The most compelling accusation against Bill Clinton is that as president of the United States he sold out the interests and national security of the United States to a potentially hostile foreign power to gain resources for his re-election. The Founders of this country would have understood how serious this charge is. They thought that one of the greatest dangers to the Republic was subversion by the money of foreign powers — in those days it was France and Great Britain.
Some people want the lawyers to decide whether President Clinton should be removed from office. But lawyers have nothing to do with the question of impeachment. We should think like the Founders, who understood that parchment divisions by themselves mean nothing. Impeachment is entirely a political judgment, and was meant to be so. It is in the hands of the legislature precisely because it is not a matter of legal technicality, but of whether the people of the country will insist that the executive be their servant, not their master.
This is a responsibility that the people, and their representatives in Congress, cannot escape. Let’s assume that Kenneth Starr indicts the president, and manages somehow to get a court to declare him guilty. Then the question arises: Who is going to put him in jail?
The problem with the long arm of the law is that, when you are the long arm of the law, which arm puts you in jail? The power in this country is not shared in that way. The executive is the executive and the legislature is the legislature, and the Founders did not mix these two things.
If the United States marshals came to enforce a verdict against the president, he could quite legitimately tell his Secret Service men to shoot them, and they would have to do so.
A determined president can do pretty much whatever he pleases. The Founders did that purposely, because they knew that an energetic, forceful executive is essential to the survival of any state. You cannot predict what emergencies are going to arise. Therefore, you must trust power. Confidence must be placed somewhere so that there is a necessary concentration of force available to meet emergencies.

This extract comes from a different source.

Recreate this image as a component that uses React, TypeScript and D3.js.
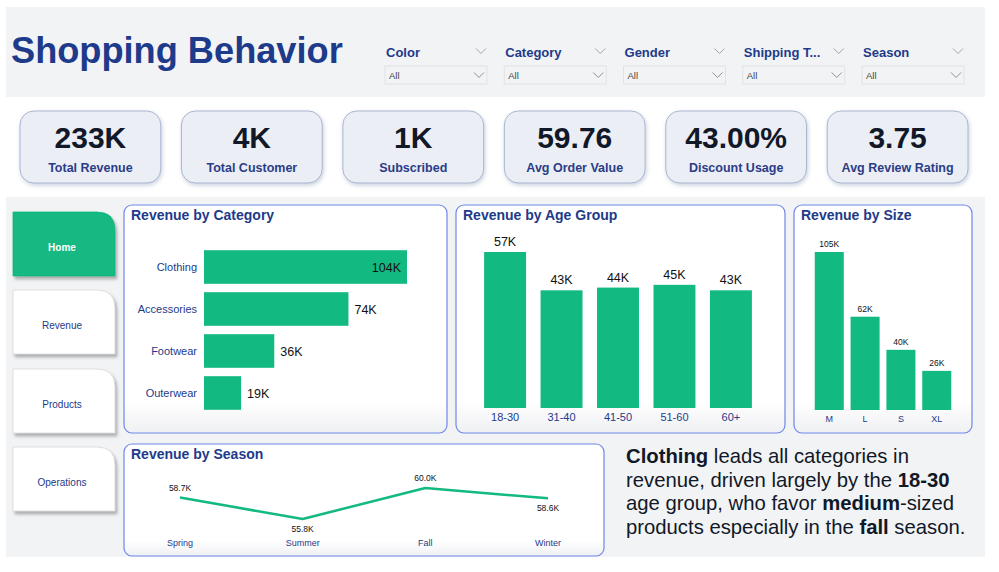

That concentration of force is in the hands of the executive. As long as he remains the executive, under the Constitution, he can command the forces of law and they are required by their oaths to obey him — even if it seems to them that the executive is abusing his power. If they disobey him, they declare civil war, because that is what is implied when you move against the executive. Abuses of executive power ultimately must be determined and remedied by the sovereign people acting through the legislature — any other remedy is as unconstitutional as the action of the executive itself.

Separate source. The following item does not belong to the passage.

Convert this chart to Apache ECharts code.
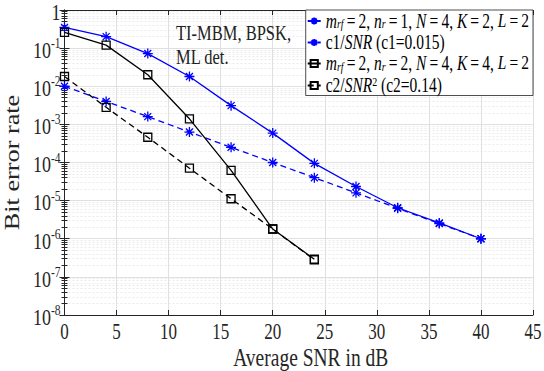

We should stop fooling ourselves into thinking that we will wedge President Clinton out with legal technicalities. It will take political will — lots of it — to remove him. And it will take the Congress.
President Clinton has stated publicly that he will never resign. So this crisis will not end because he resigns. We are either going to let him get away with it, or we are going to call him to account. The only people who can do so are sitting in the Congress, showing a gutlessness that makes me ashamed. Right now, all the betting is that they will not have the will to act, but instead are setting things up to ride his corrupt coattails to re-election in the fall.
This would taint the Republican party with a lasting stain. And how long will decent people continue to support a party that lets the Clinton spinmeisters kill the conscience of America in order to preserve their power? As always, the path to true political success is also the path of principle. The Republican leadership should summon their courage and face down the petty tyranny they have allowed to take root in the White House.